DATA PROVIDED:
|---|
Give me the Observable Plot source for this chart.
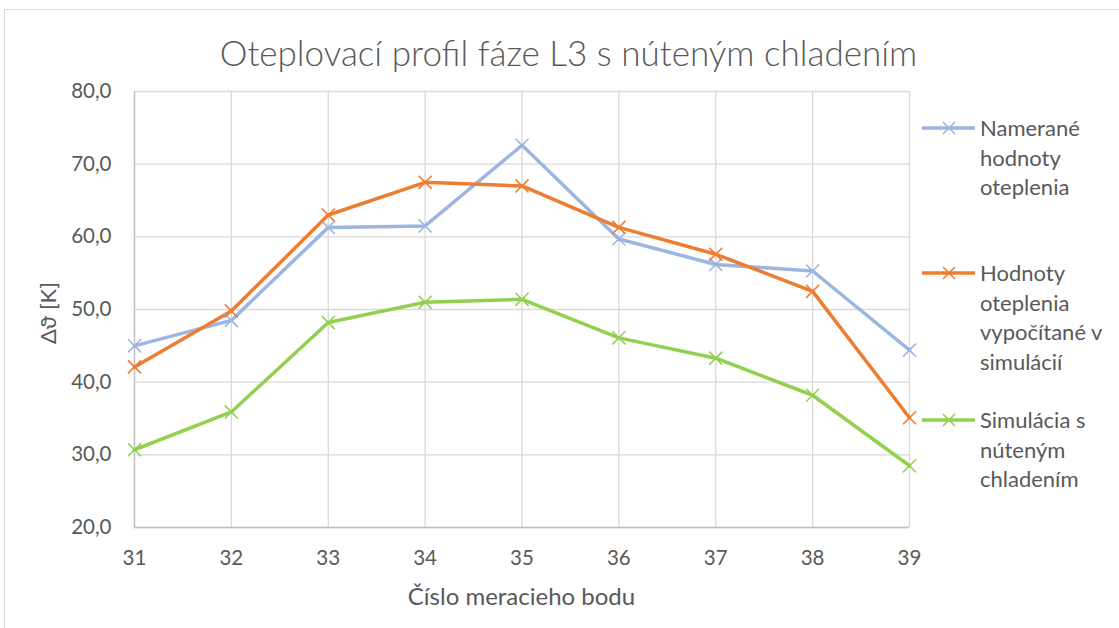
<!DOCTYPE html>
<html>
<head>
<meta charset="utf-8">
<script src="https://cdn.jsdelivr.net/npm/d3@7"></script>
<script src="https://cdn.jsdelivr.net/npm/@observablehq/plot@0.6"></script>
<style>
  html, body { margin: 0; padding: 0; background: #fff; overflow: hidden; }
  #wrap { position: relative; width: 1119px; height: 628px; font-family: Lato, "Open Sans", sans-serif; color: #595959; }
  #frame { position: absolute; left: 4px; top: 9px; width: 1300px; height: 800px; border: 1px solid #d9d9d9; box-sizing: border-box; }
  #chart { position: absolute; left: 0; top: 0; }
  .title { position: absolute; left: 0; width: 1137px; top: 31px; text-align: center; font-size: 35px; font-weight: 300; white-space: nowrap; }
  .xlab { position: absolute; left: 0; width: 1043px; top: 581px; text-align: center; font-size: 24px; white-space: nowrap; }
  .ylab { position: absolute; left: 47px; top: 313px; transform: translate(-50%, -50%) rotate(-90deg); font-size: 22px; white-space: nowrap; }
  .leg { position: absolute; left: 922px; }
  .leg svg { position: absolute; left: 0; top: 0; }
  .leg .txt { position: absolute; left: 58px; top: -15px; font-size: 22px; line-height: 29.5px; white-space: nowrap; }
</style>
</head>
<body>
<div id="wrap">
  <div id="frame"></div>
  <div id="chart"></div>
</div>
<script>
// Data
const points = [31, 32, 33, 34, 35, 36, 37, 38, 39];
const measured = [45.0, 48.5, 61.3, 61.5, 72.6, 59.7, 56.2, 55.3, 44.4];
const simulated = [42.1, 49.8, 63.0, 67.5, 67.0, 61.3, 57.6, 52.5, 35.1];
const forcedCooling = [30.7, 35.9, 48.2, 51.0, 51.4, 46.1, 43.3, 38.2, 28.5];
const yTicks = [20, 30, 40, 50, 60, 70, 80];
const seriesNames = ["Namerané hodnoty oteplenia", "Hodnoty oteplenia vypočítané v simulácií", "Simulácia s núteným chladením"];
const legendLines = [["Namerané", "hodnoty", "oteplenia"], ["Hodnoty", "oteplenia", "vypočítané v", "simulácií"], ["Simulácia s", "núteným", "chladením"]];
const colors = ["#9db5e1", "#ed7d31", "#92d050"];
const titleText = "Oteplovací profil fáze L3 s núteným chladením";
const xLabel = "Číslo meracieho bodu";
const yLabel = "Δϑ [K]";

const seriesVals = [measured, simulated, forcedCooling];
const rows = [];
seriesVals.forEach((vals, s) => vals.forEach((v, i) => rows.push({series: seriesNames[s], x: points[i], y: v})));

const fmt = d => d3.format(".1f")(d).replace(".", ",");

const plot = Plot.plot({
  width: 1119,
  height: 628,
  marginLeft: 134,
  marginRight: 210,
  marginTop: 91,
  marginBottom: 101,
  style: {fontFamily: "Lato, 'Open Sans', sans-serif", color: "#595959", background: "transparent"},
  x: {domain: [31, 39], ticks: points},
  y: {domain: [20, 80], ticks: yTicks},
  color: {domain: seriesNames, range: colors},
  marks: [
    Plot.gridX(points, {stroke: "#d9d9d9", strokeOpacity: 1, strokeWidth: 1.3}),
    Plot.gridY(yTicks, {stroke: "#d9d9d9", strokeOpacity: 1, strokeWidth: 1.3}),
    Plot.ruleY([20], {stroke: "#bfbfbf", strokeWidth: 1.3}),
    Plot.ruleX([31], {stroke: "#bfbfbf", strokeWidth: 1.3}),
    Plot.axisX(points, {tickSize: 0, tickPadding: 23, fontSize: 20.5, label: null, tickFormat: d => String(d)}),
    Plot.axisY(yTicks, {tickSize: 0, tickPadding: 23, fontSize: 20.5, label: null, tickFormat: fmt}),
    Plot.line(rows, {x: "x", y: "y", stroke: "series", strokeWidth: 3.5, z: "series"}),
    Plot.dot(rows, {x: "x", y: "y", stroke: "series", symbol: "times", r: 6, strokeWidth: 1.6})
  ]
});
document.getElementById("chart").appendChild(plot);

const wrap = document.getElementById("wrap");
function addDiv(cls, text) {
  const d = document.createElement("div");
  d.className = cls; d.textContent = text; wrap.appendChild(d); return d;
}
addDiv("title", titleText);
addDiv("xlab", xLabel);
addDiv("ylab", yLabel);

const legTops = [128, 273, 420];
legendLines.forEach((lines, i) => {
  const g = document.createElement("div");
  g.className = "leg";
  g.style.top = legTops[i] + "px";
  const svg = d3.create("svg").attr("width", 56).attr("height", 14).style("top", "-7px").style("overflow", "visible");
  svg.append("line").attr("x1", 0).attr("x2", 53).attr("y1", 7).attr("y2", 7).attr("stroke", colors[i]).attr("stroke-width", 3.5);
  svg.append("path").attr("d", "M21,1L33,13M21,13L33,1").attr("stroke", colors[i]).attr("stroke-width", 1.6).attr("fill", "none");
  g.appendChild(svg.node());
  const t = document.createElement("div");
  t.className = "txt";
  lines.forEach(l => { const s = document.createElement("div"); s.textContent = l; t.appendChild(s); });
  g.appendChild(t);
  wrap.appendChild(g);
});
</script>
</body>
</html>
|---|
Restate the whole listing above exactly, except for its images.

Give me the Observable Plot source for this chart.
<!DOCTYPE html>
<html>
<head>
<meta charset="utf-8">
<script src="https://cdn.jsdelivr.net/npm/d3@7"></script>
<script src="https://cdn.jsdelivr.net/npm/@observablehq/plot@0.6"></script>
<style>
  html, body { margin: 0; padding: 0; background: #fff; overflow: hidden; }
  #wrap { position: relative; width: 1119px; height: 628px; font-family: Lato, "Open Sans", sans-serif; color: #595959; }
  #frame { position: absolute; left: 4px; top: 9px; width: 1300px; height: 800px; border: 1px solid #d9d9d9; box-sizing: border-box; }
  #chart { position: absolute; left: 0; top: 0; }
  .title { position: absolute; left: 0; width: 1137px; top: 31px; text-align: center; font-size: 35px; font-weight: 300; white-space: nowrap; }
  .xlab { position: absolute; left: 0; width: 1043px; top: 581px; text-align: center; font-size: 24px; white-space: nowrap; }
  .ylab { position: absolute; left: 47px; top: 313px; transform: translate(-50%, -50%) rotate(-90deg); font-size: 22px; white-space: nowrap; }
  .leg { position: absolute; left: 922px; }
  .leg svg { position: absolute; left: 0; top: 0; }
  .leg .txt { position: absolute; left: 58px; top: -15px; font-size: 22px; line-height: 29.5px; white-space: nowrap; }
</style>
</head>
<body>
<div id="wrap">
  <div id="frame"></div>
  <div id="chart"></div>
</div>
<script>
// Data
const points = [31, 32, 33, 34, 35, 36, 37, 38, 39];
const measured = [45.0, 48.5, 61.3, 61.5, 72.6, 59.7, 56.2, 55.3, 44.4];
const simulated = [42.1, 49.8, 63.0, 67.5, 67.0, 61.3, 57.6, 52.5, 35.1];
const forcedCooling = [30.7, 35.9, 48.2, 51.0, 51.4, 46.1, 43.3, 38.2, 28.5];
const yTicks = [20, 30, 40, 50, 60, 70, 80];
const seriesNames = ["Namerané hodnoty oteplenia", "Hodnoty oteplenia vypočítané v simulácií", "Simulácia s núteným chladením"];
const legendLines = [["Namerané", "hodnoty", "oteplenia"], ["Hodnoty", "oteplenia", "vypočítané v", "simulácií"], ["Simulácia s", "núteným", "chladením"]];
const colors = ["#9db5e1", "#ed7d31", "#92d050"];
const titleText = "Oteplovací profil fáze L3 s núteným chladením";
const xLabel = "Číslo meracieho bodu";
const yLabel = "Δϑ [K]";

const seriesVals = [measured, simulated, forcedCooling];
const rows = [];
seriesVals.forEach((vals, s) => vals.forEach((v, i) => rows.push({series: seriesNames[s], x: points[i], y: v})));

const fmt = d => d3.format(".1f")(d).replace(".", ",");

const plot = Plot.plot({
  width: 1119,
  height: 628,
  marginLeft: 134,
  marginRight: 210,
  marginTop: 91,
  marginBottom: 101,
  style: {fontFamily: "Lato, 'Open Sans', sans-serif", color: "#595959", background: "transparent"},
  x: {domain: [31, 39], ticks: points},
  y: {domain: [20, 80], ticks: yTicks},
  color: {domain: seriesNames, range: colors},
  marks: [
    Plot.gridX(points, {stroke: "#d9d9d9", strokeOpacity: 1, strokeWidth: 1.3}),
    Plot.gridY(yTicks, {stroke: "#d9d9d9", strokeOpacity: 1, strokeWidth: 1.3}),
    Plot.ruleY([20], {stroke: "#bfbfbf", strokeWidth: 1.3}),
    Plot.ruleX([31], {stroke: "#bfbfbf", strokeWidth: 1.3}),
    Plot.axisX(points, {tickSize: 0, tickPadding: 23, fontSize: 20.5, label: null, tickFormat: d => String(d)}),
    Plot.axisY(yTicks, {tickSize: 0, tickPadding: 23, fontSize: 20.5, label: null, tickFormat: fmt}),
    Plot.line(rows, {x: "x", y: "y", stroke: "series", strokeWidth: 3.5, z: "series"}),
    Plot.dot(rows, {x: "x", y: "y", stroke: "series", symbol: "times", r: 6, strokeWidth: 1.6})
  ]
});
document.getElementById("chart").appendChild(plot);

const wrap = document.getElementById("wrap");
function addDiv(cls, text) {
  const d = document.createElement("div");
  d.className = cls; d.textContent = text; wrap.appendChild(d); return d;
}
addDiv("title", titleText);
addDiv("xlab", xLabel);
addDiv("ylab", yLabel);

const legTops = [128, 273, 420];
legendLines.forEach((lines, i) => {
  const g = document.createElement("div");
  g.className = "leg";
  g.style.top = legTops[i] + "px";
  const svg = d3.create("svg").attr("width", 56).attr("height", 14).style("top", "-7px").style("overflow", "visible");
  svg.append("line").attr("x1", 0).attr("x2", 53).attr("y1", 7).attr("y2", 7).attr("stroke", colors[i]).attr("stroke-width", 3.5);
  svg.append("path").attr("d", "M21,1L33,13M21,13L33,1").attr("stroke", colors[i]).attr("stroke-width", 1.6).attr("fill", "none");
  g.appendChild(svg.node());
  const t = document.createElement("div");
  t.className = "txt";
  lines.forEach(l => { const s = document.createElement("div"); s.textContent = l; t.appendChild(s); });
  g.appendChild(t);
  wrap.appendChild(g);
});
</script>
</body>
</html>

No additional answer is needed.